Unworthy by Antonio Monda, translated from the italian by john cullen
“A Catholic priest struggles with memories of an illicit romance in 1970s New York in this powerfully intimate novel of faith and doubt, guilt and love…Unworthy is both a riveting, morally complex narrative about the nature of faith, loyalty, and identity, and a gritty period piece about a man trying to make his way in one of America’s greatest cities.”
T Singer by Dag solstad, translated from the norwegian by Tiina nunnally
“T Singer begins with thirty-four-year-old Singer graduating from library school and traveling by train from Oslo to the small town of Notodden, located in the mountainous Telemark region of Norway. There he plans to begin a deliberately anonymous life as a librarian. But Singer unexpectedly falls in love with the ceramicist Merete Saethre, who has a young daughter from a previous relationship. After a few years together, the couple is on the verge of separating, when a car accident prompts a dramatic change in Singer’s life.”

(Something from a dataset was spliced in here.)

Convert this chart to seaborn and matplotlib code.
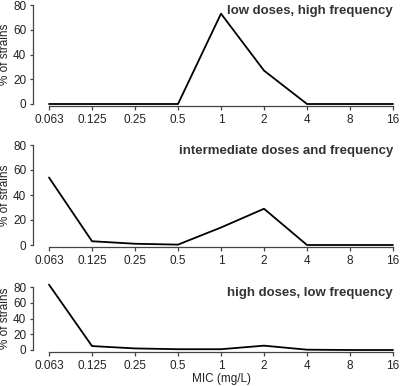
import pandas as pd
import matplotlib
matplotlib.use("Agg")
import matplotlib.pyplot as plt
import seaborn as sns

# data (% of strains per MIC)
mic_labels = ["0.063", "0.125", "0.25", "0.5", "1", "2", "4", "8", "16"]
low_dose = [0, 0, 0, 0, 73, 27, 0, 0, 0]
intermediate_dose = [54, 3, 1, 0.3, 14, 29, 0, 0, 0]
high_dose = [83, 5, 2, 1, 1, 5.5, 0.4, 0, 0]
titles = ["low doses, high frequency",
          "intermediate doses and frequency",
          "high doses, low frequency"]

sns.set_style("ticks")
plt.rcParams["font.family"] = ["Liberation Sans", "DejaVu Sans"]

W, H = 400, 386
fig = plt.figure(figsize=(W / 100, H / 100), dpi=100)

# panel boxes in pixels: (top of 80, bottom at 0)
panels = [(5, 104), (145, 245), (287, 350)]
series = [low_dose, intermediate_dose, high_dose]
x_left, x_right = 49, 393
axis_col = "#444444"

for (top, bottom), values, title in zip(panels, series, titles):
    ax = fig.add_axes([x_left / W, 1 - bottom / H,
                       (x_right - x_left) / W, (bottom - top) / H])
    df = pd.DataFrame({"pos": range(len(mic_labels)), "pct": values})
    sns.lineplot(data=df, x="pos", y="pct", ax=ax, color="black",
                 linewidth=1.3, clip_on=False)
    ax.set_xlim(0, 8)
    ax.set_ylim(0, 80)
    ax.set_xticks(range(len(mic_labels)))
    ax.set_xticklabels(mic_labels)
    ax.set_yticks([0, 20, 40, 60, 80])
    ax.set_xlabel("")
    ax.set_ylabel("% of strains", fontsize=8.5, color="#222222")
    ax.yaxis.set_label_coords((11.5 - x_left) / (x_right - x_left), 0.5)
    sns.despine(ax=ax)
    # spine offsets are in points (1 px = 0.72 pt at 100 dpi)
    ax.spines["left"].set_position(("outward", 11.5))
    ax.spines["bottom"].set_position(("outward", 1.4))
    for s in ["left", "bottom"]:
        ax.spines[s].set_color(axis_col)
        ax.spines[s].set_linewidth(0.9)
    ax.tick_params(axis="y", length=2.3, width=0.9, color=axis_col,
                   labelcolor="#222222", pad=2.5, labelsize=8.5)
    ax.tick_params(axis="x", length=3, width=0.9, color=axis_col,
                   labelcolor="#222222", pad=2.5, labelsize=8.5)
    ax.text(1.0, 1.0, title, transform=ax.transAxes, ha="right", va="top",
            fontweight="bold", color="#333333", fontsize=9.5)

fig.text(221 / W, 1 - 379 / H, "MIC (mg/L)", ha="center", va="center",
         fontsize=8.5, color="#222222")

plt.savefig("out.png", dpi=100)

Armand V by dag solstad, translated from the norwegian by steven t. murray
“Armand is a diplomat rising through the ranks of the Norwegian foreign office, but he’s caught between his public duty to support foreign wars in the Middle East and his private disdain for Western intervention…Told exclusively in footnotes to an unwritten book, this is Solstad’s radically unconventional novel about how we experience the passing of time: how it fragments, drifts, quickens, and how single moments can define a life.”